++++ DATA LINES ++++

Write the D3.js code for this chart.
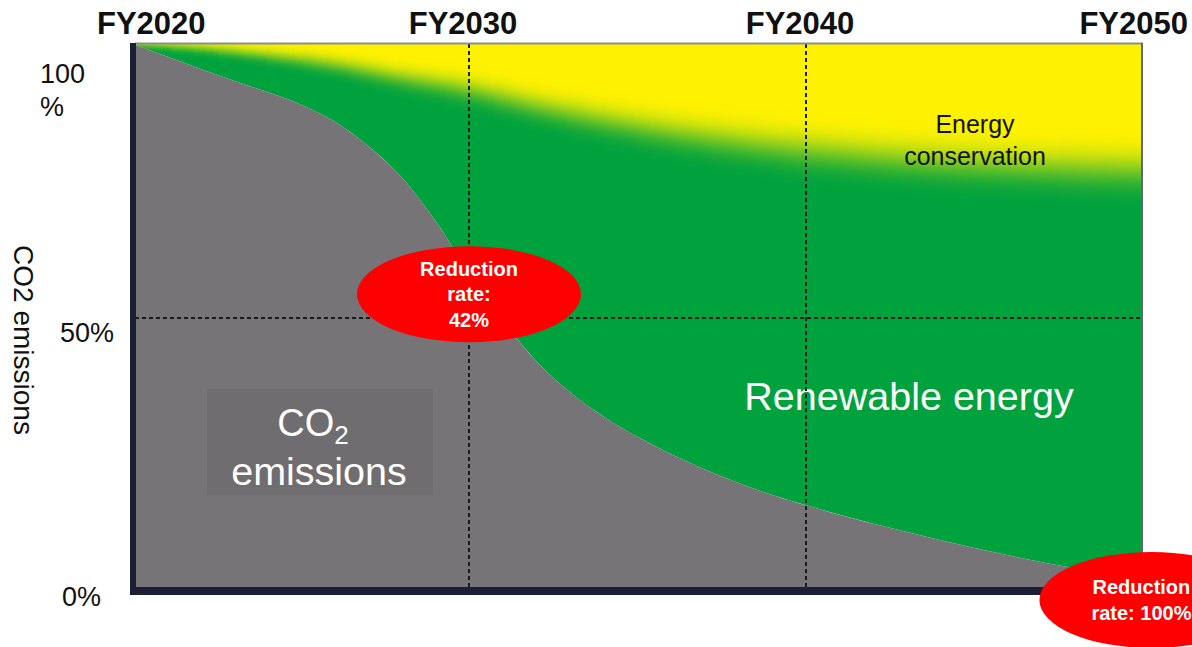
<!DOCTYPE html>
<html>
<head>
<meta charset="utf-8">
<script src="https://cdn.jsdelivr.net/npm/d3@7/dist/d3.min.js"></script>
<style>
  html, body { margin: 0; padding: 0; background: #fff; }
  svg { display: block; font-family: "Liberation Sans", Arial, sans-serif; }
</style>
</head>
<body>
<div id="chart"></div>
<script>
// --- Data ---
// remaining CO2 emissions, % of FY2020
const CO2_YEARS = [2020, 2021, 2022, 2023, 2024, 2025, 2026, 2027, 2028, 2029, 2030,
                   2031, 2032, 2033, 2034, 2035, 2036, 2037, 2038, 2039, 2040,
                   2042, 2044, 2046, 2048, 2050];
const CO2_SHARE = [100, 97.8, 95.5, 93.3, 91.2, 88.9, 85.8, 81.3, 75.5, 67.5, 58,
                   49.2, 41.7, 36.0, 31.5, 27.8, 24.6, 21.8, 19.3, 17.1, 15.2,
                   11.8, 8.8, 6.0, 3.6, 1.8];

// upper edge of renewable energy (above it: energy conservation)
const RE_YEARS = [2020, 2022, 2024, 2026, 2028, 2030, 2032, 2034, 2036, 2038, 2040,
                  2042, 2044, 2046, 2048, 2050];
const RE_TOP = [100, 99.2, 97.9, 96.2, 93.8, 91.6, 88.6, 86.0, 83.8, 82.0, 80.5,
                79.3, 78.4, 77.7, 77.2, 76.8];

const AXIS_YEARS = [2020, 2030, 2040, 2050];
const AXIS_LABELS = ["FY2020", "FY2030", "FY2040", "FY2050"];
const GRID_YEARS = [2030, 2040];
const GRID_PCT = [50];
const Y_TICKS = [100, 50, 0];
const Y_TICK_LABELS = [["100", "%"], ["50%"], ["0%"]];

const ANNOT_YEARS = [2030, 2050.25];
const ANNOT_PCT = [54, -2.2];
const ANNOT_TEXT = [["Reduction", "rate:", "42%"], ["Reduction", "rate: 100%"]];

// --- Layout ---
const W = 1192, H = 647;
const PLOT = { left: 135, right: 1143, top: 44, bottom: 588 };

const COLORS = {
  co2: "#767476",
  co2Box: "#6f6d6f",
  renewable: "#00a23e",
  conservation: "#fff200",
  frame: "#1b1f35",
  grid: "#1a1a1a",
  badge: "#ff0000"
};

const svg = d3.select("#chart").append("svg")
  .attr("width", W)
  .attr("height", H);

svg.append("rect").attr("width", W).attr("height", H).attr("fill", "#fff");

const x = d3.scaleLinear().domain([2020, 2050]).range([132, 1143]);
const y = d3.scaleLinear().domain([0, 100]).range([PLOT.bottom, PLOT.top]);

const co2 = CO2_YEARS.map((yr, i) => ({ year: yr, v: CO2_SHARE[i] }));
const re = RE_YEARS.map((yr, i) => ({ year: yr, v: RE_TOP[i] }));

const defs = svg.append("defs");
defs.append("clipPath").attr("id", "plot-clip")
  .append("rect")
  .attr("x", PLOT.left).attr("y", PLOT.top)
  .attr("width", PLOT.right - PLOT.left)
  .attr("height", PLOT.bottom - PLOT.top);

const plot = svg.append("g").attr("clip-path", "url(#plot-clip)");

// renewable energy (everything above the CO2 curve)
plot.append("path")
  .datum(co2)
  .attr("fill", COLORS.renewable)
  .attr("d", d3.area()
    .x(d => x(d.year))
    .y0(y(100) - 5)
    .y1(d => y(d.v))
    .curve(d3.curveMonotoneX));

// energy conservation band: its lower edge fades into green,
// softly on the left and more widely towards FY2050 -> draw in pixel-aligned strips
const reArea = d3.area()
  .x(d => x(d.year))
  .y0(y(100) - 90)
  .y1(d => y(d.v))
  .curve(d3.curveMonotoneX);

const fadeWidth = d3.scaleLinear()
  .domain([2020, 2030, 2040, 2050])
  .range([3, 11, 16, 17]);

const STRIP_PX = 12;
const stripEdges = d3.range(PLOT.left, PLOT.right, STRIP_PX).concat([PLOT.right]);
stripEdges.slice(0, -1).forEach((x0, s) => {
  const x1 = stripEdges[s + 1];
  const sd = fadeWidth(x.invert((x0 + x1) / 2));
  defs.append("clipPath").attr("id", "strip-" + s)
    .append("rect")
    .attr("x", x0).attr("y", 0)
    .attr("width", x1 - x0).attr("height", H)
    .attr("shape-rendering", "crispEdges");
  defs.append("filter").attr("id", "fade-" + s)
    .attr("filterUnits", "userSpaceOnUse")
    .attr("x", 0).attr("y", 0).attr("width", W).attr("height", H)
    .append("feGaussianBlur").attr("stdDeviation", `0 ${sd.toFixed(2)}`);
  plot.append("g").attr("clip-path", `url(#strip-${s})`)
    .append("path")
    .datum(re)
    .attr("fill", COLORS.conservation)
    .attr("filter", `url(#fade-${s})`)
    .attr("d", reArea);
});

// remaining CO2 emissions
plot.append("path")
  .datum(co2)
  .attr("fill", COLORS.co2)
  .attr("d", d3.area()
    .x(d => x(d.year))
    .y0(y(0))
    .y1(d => y(d.v))
    .curve(d3.curveCatmullRom.alpha(0.5)));

// --- area labels ---
svg.append("rect")
  .attr("x", 207).attr("y", 389)
  .attr("width", 226).attr("height", 106)
  .attr("fill", COLORS.co2Box);

const co2Label = svg.append("text")
  .attr("x", 313).attr("y", 436)
  .attr("text-anchor", "middle")
  .attr("fill", "#fff")
  .style("font-size", "38px");
co2Label.append("tspan").text("CO");
co2Label.append("tspan").attr("dy", 8).style("font-size", "26px").text("2");

svg.append("text")
  .attr("x", 319).attr("y", 485)
  .attr("text-anchor", "middle")
  .attr("fill", "#fff")
  .style("font-size", "39.5px")
  .text("emissions");

svg.append("text")
  .attr("x", 909).attr("y", 410)
  .attr("text-anchor", "middle")
  .attr("fill", "#fff")
  .style("font-size", "39.5px")
  .text("Renewable energy");

const ecLabel = svg.append("text")
  .attr("text-anchor", "middle")
  .attr("fill", "#111")
  .style("font-size", "25px");
ecLabel.append("tspan").attr("x", 975).attr("y", 133).text("Energy");
ecLabel.append("tspan").attr("x", 975).attr("y", 165).text("conservation");

// --- dashed grid ---
const grid = svg.append("g")
  .attr("stroke", COLORS.grid)
  .attr("stroke-width", 2)
  .attr("stroke-dasharray", "4,3");

grid.selectAll("line.v")
  .data(GRID_YEARS)
  .join("line")
  .attr("class", "v")
  .attr("x1", d => x(d)).attr("x2", d => x(d))
  .attr("y1", PLOT.top).attr("y2", PLOT.bottom);

grid.selectAll("line.h")
  .data(GRID_PCT)
  .join("line")
  .attr("class", "h")
  .attr("x1", PLOT.left).attr("x2", PLOT.right)
  .attr("y1", d => y(d) + 2).attr("y2", d => y(d) + 2);

// --- frame ---
svg.append("line")
  .attr("x1", PLOT.left).attr("x2", PLOT.right)
  .attr("y1", PLOT.top - 0.5).attr("y2", PLOT.top - 0.5)
  .attr("stroke", "#8b8e8c").attr("stroke-width", 2);
svg.append("line")
  .attr("x1", PLOT.right - 1).attr("x2", PLOT.right - 1)
  .attr("y1", PLOT.top - 1).attr("y2", PLOT.bottom)
  .attr("stroke", "#5f6770").attr("stroke-width", 2);
svg.append("rect")
  .attr("x", 130).attr("y", PLOT.top - 1)
  .attr("width", 6).attr("height", PLOT.bottom - PLOT.top + 8)
  .attr("fill", COLORS.frame);
svg.append("rect")
  .attr("x", 130).attr("y", PLOT.bottom - 1)
  .attr("width", PLOT.right - 130).attr("height", 8)
  .attr("fill", COLORS.frame);

// --- top year labels ---
svg.selectAll("text.year")
  .data(AXIS_YEARS)
  .join("text")
  .attr("class", "year")
  .attr("x", (d, i) => i === 0 ? x(d) - 35 : (i === AXIS_YEARS.length - 1 ? x(d) + 45 : x(d) - 6))
  .attr("y", 34)
  .attr("text-anchor", (d, i) => i === 0 ? "start" : (i === AXIS_YEARS.length - 1 ? "end" : "middle"))
  .attr("fill", "#111")
  .style("font-size", "31px")
  .style("font-weight", "bold")
  .text((d, i) => AXIS_LABELS[i]);

// --- y labels ---
const yLabelX = { 100: 40, 50: 60, 0: 62 };
const yLabelDy = { 100: 39, 50: 26, 0: 18 };
Y_TICKS.forEach((t, i) => {
  const lbl = svg.append("text")
    .attr("fill", "#111")
    .style("font-size", "27px");
  Y_TICK_LABELS[i].forEach((line, j) => {
    lbl.append("tspan")
      .attr("x", yLabelX[t])
      .attr("y", y(t) + yLabelDy[t] + j * 33)
      .text(line);
  });
});

svg.append("text")
  .attr("transform", `translate(14, ${(y(100) + y(0)) / 2 + 24}) rotate(90)`)
  .attr("text-anchor", "middle")
  .attr("fill", "#111")
  .style("font-size", "28px")
  .text("CO2 emissions");

// --- reduction-rate badges ---
ANNOT_YEARS.forEach((yr, i) => {
  const cx = x(yr), cy = y(ANNOT_PCT[i]);
  const g = svg.append("g");
  g.append("ellipse")
    .attr("cx", cx).attr("cy", cy)
    .attr("rx", 112).attr("ry", 48)
    .attr("fill", COLORS.badge);
  const lines = ANNOT_TEXT[i];
  const t = g.append("text")
    .attr("text-anchor", "middle")
    .attr("fill", "#fff")
    .style("font-size", "20px")
    .style("font-weight", "bold");
  const startY = cy - (lines.length - 1) * 25.5 / 2 + 7;
  lines.forEach((line, j) => {
    t.append("tspan")
      .attr("x", i === 0 ? cx : cx - 10)
      .attr("y", startY + j * 25.5)
      .text(line);
  });
});
</script>
</body>
</html>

++++

[AIM]: Write out again, exactly, the lines from the start of the listing up to the line containing "11.8, 8.8, 6.0, 3.6, 1.8];", with both ends and without pictures.

[EXERCISE OUTPUT]:
Write the D3.js code for this chart.
<!DOCTYPE html>
<html>
<head>
<meta charset="utf-8">
<script src="https://cdn.jsdelivr.net/npm/d3@7/dist/d3.min.js"></script>
<style>
  html, body { margin: 0; padding: 0; background: #fff; }
  svg { display: block; font-family: "Liberation Sans", Arial, sans-serif; }
</style>
</head>
<body>
<div id="chart"></div>
<script>
// --- Data ---
// remaining CO2 emissions, % of FY2020
const CO2_YEARS = [2020, 2021, 2022, 2023, 2024, 2025, 2026, 2027, 2028, 2029, 2030,
                   2031, 2032, 2033, 2034, 2035, 2036, 2037, 2038, 2039, 2040,
                   2042, 2044, 2046, 2048, 2050];
const CO2_SHARE = [100, 97.8, 95.5, 93.3, 91.2, 88.9, 85.8, 81.3, 75.5, 67.5, 58,
                   49.2, 41.7, 36.0, 31.5, 27.8, 24.6, 21.8, 19.3, 17.1, 15.2,
                   11.8, 8.8, 6.0, 3.6, 1.8];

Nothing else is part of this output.